Skip Novak was just 25 when he navigated the Kings’ Legend to second place in the 1977-78 Whitbread. Back then there was no psychological testing or physical examination. He got the job after a few beers with the skipper Hans Savimaki in Cowes.
“That’s how it was done in those days,” he recalled. Back then, navigation was slightly different too. “It was all done by celestial navigation.” It was also less about trying to stay one step ahead. “Ninety per cent of navigating in those days was finding out where in the hell you were!” he told Yachts & Yachting.
In the 1981-82 Whitbread, he returned this time as skipper of Alaska Eagle (previously the 1977-78 winner Flyer), but it was not a success and they came ninth. But Novak’s performance in the 1985-86 edition, where they came third in the maxi class, is the stuff of legend – and not just because this was the boat put together by Duran Duran singer Simon Le Bon.

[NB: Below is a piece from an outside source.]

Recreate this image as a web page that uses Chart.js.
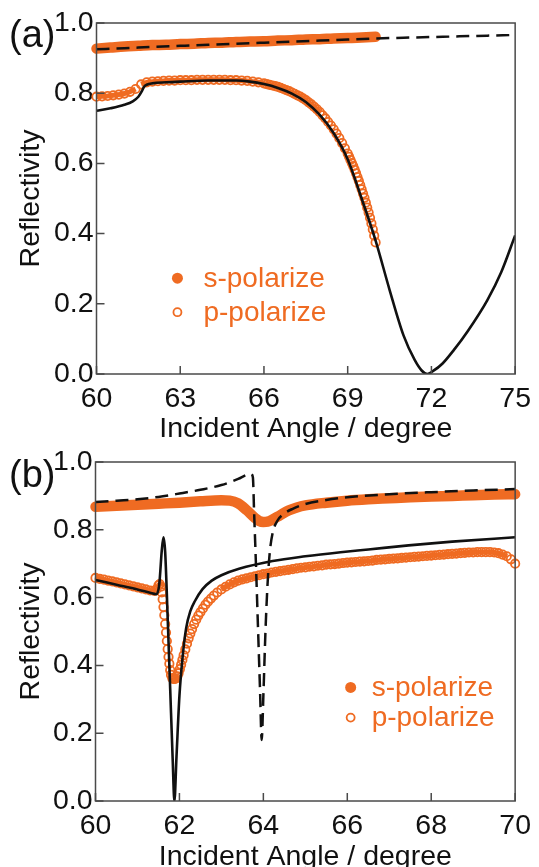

A month before the start the keel fell off during the Fastnet race. The boat capsized trapping six crew, Le Bon among them, beneath the hull. That Drum made it to the startline of The Whitbread at all was a heroic achievement.
“There is something singular about having shared a life-threatening experience the day we found ourselves upside-down in the English Channel. The refit against all the odds strengthened that bond and stood us in good stead for the protracted challenge of The Whitbread race itself, which was no mere outing,” Novak wrote in a column.
More than 10,000 spectator boats turned out to welcome Drum back into British waters and Novak wrote a book, ’One Watch at a Time’ about the experience. In 1989 he skippered Fazisi, the first Soviet entry in The Whitbread Race, and he chronicled this watershed event in his book ‘Fazisi - The Joint Venture’ which was shortlisted for the William Hill Sports Book of the Year Award in Britain.
For the last 30 years Novak has pioneered sailing expeditions in the polar regions, from the North West Passage to Antarctica. “The strength of the Whitbread/Volvo Ocean Race is the people involved,” he told us recently. “The foundation of this race, as different from the America’s Cup or the Olympics, is really about adventure. If you don’t have a sense of adventure, don’t do the Volvo Ocean Race today.”